YOUR GOAL
From the first line of the listing below, retype each line up to and including the one with "(calvingC) at (14.62,-15.85)"; pictures stay out.

START DATA SEGMENT

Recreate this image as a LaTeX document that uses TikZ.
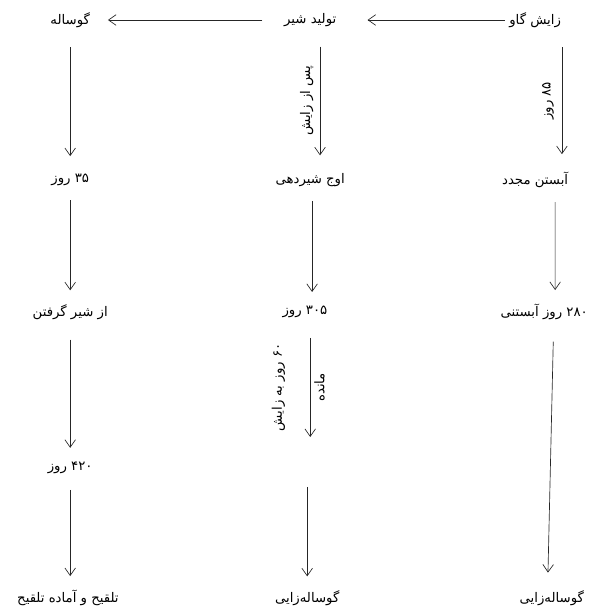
\documentclass[tikz,border=0pt]{standalone}
\usepackage{fontspec}
\newfontfamily\persianfont[Script=Arabic]{DejaVu Sans}
\TeXXeTstate=1
\usetikzlibrary{arrows.meta, positioning}

\begin{document}
\begin{tikzpicture}[
    fa/.style={font=\persianfont\normalsize, inner sep=2pt,
        execute at begin node=\beginR, execute at end node=\endR},
    note/.style={fa, rotate=90},
    flow/.style={-{Straight Barb[length=2mm, width=2.8mm]}, line width=0.5pt, draw=black!85},
]

% Frame of the picture
\useasboundingbox (0,0) rectangle (15.85,-16.19);

% Define stages (nodes)
\node[fa] (calf)     at (1.86,-0.53)  {گوساله};
\node[fa] (milk)     at (8.22,-0.53)  {تولید شیر};
\node[fa] (calving)  at (14.18,-0.53) {زایش گاو};
\node[fa] (days35)   at (1.86,-4.77)  {۳۵ روز};
\node[fa] (peak)     at (8.22,-4.77)  {اوج شیردهی};
\node[fa] (rebreed)  at (14.18,-4.77) {آبستن مجدد};
\node[fa] (weaning)  at (1.86,-8.27)  {از شیر گرفتن};
\node[fa] (days305)  at (8.08,-8.27)  {۳۰۵ روز};
\node[fa] (preg280)  at (14.42,-8.27) {۲۸۰ روز آبستنی};
\node[fa] (days420)  at (1.86,-12.40) {۴۲۰ روز};
\node[fa] (insem)    at (1.80,-15.85) {تلقیح و آماده تلقیح};
\node[fa] (calvingB) at (8.14,-15.85) {گوساله‌زایی};
\node[fa] (calvingC) at (14.62,-15.85) {گوساله‌زایی};

% Free ends of the broken middle arrow
\coordinate (gapA) at (8.22,-11.58);
\coordinate (gapB) at (8.14,-12.90);

% Define connections (edges)
\draw[flow] ([xshift=-0.05cm]calving.west) -- ([xshift=0.75cm]milk.east);
\draw[flow] ([xshift=-0.5cm]milk.west) -- ([xshift=0.4cm]calf.east);

\draw[flow] ([yshift=-0.45cm]calf.south) -- ([yshift=0.4cm]days35.north);
\draw[flow] ([yshift=-0.3cm]days35.south) -- ([yshift=0.3cm]weaning.north);
\draw[flow] ([yshift=-0.45cm]weaning.south) -- ([yshift=0.3cm]days420.north);
\draw[flow] ([yshift=-0.35cm]days420.south) -- ([yshift=0.3cm]days420.south |- insem.north);

\draw[flow] ([xshift=0.26cm, yshift=-0.45cm]milk.south) -- node[note, anchor=south, outer sep=3pt] {پس از زایش} ([xshift=0.26cm, yshift=0.4cm]peak.north);
\draw[flow] ([xshift=0.05cm, yshift=-0.3cm]peak.south) -- ([xshift=0.19cm, yshift=0.3cm]days305.north);
\draw[flow] ([xshift=0.14cm, yshift=-0.45cm]days305.south) -- node[note, anchor=south, outer sep=17pt] {۶۰ روز به زایش} node[note, anchor=north, outer sep=1pt] {مانده} (gapA);
\draw[flow] (gapB) -- ([yshift=0.3cm]calvingB.north);

\draw[flow] ([xshift=0.71cm, yshift=-0.45cm]calving.south) -- node[note, anchor=south, outer sep=4pt] {۸۵ روز} ([xshift=0.71cm, yshift=0.4cm]rebreed.north);
\draw[flow] ([xshift=0.53cm, yshift=-0.3cm]rebreed.south) -- ([xshift=0.29cm, yshift=0.3cm]preg280.north);
\draw[flow] ([xshift=0.24cm, yshift=-0.5cm]preg280.south) -- ([xshift=-0.1cm, yshift=0.4cm]calvingC.north);

\end{tikzpicture}
\end{document}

END DATA SEGMENT

THE COMPLETED TASK
Recreate this image as a LaTeX document that uses TikZ.
\documentclass[tikz,border=0pt]{standalone}
\usepackage{fontspec}
\newfontfamily\persianfont[Script=Arabic]{DejaVu Sans}
\TeXXeTstate=1
\usetikzlibrary{arrows.meta, positioning}

\begin{document}
\begin{tikzpicture}[
    fa/.style={font=\persianfont\normalsize, inner sep=2pt,
        execute at begin node=\beginR, execute at end node=\endR},
    note/.style={fa, rotate=90},
    flow/.style={-{Straight Barb[length=2mm, width=2.8mm]}, line width=0.5pt, draw=black!85},
]

% Frame of the picture
\useasboundingbox (0,0) rectangle (15.85,-16.19);

% Define stages (nodes)
\node[fa] (calf)     at (1.86,-0.53)  {گوساله};
\node[fa] (milk)     at (8.22,-0.53)  {تولید شیر};
\node[fa] (calving)  at (14.18,-0.53) {زایش گاو};
\node[fa] (days35)   at (1.86,-4.77)  {۳۵ روز};
\node[fa] (peak)     at (8.22,-4.77)  {اوج شیردهی};
\node[fa] (rebreed)  at (14.18,-4.77) {آبستن مجدد};
\node[fa] (weaning)  at (1.86,-8.27)  {از شیر گرفتن};
\node[fa] (days305)  at (8.08,-8.27)  {۳۰۵ روز};
\node[fa] (preg280)  at (14.42,-8.27) {۲۸۰ روز آبستنی};
\node[fa] (days420)  at (1.86,-12.40) {۴۲۰ روز};
\node[fa] (insem)    at (1.80,-15.85) {تلقیح و آماده تلقیح};
\node[fa] (calvingB) at (8.14,-15.85) {گوساله‌زایی};
\node[fa] (calvingC) at (14.62,-15.85) {گوساله‌زایی};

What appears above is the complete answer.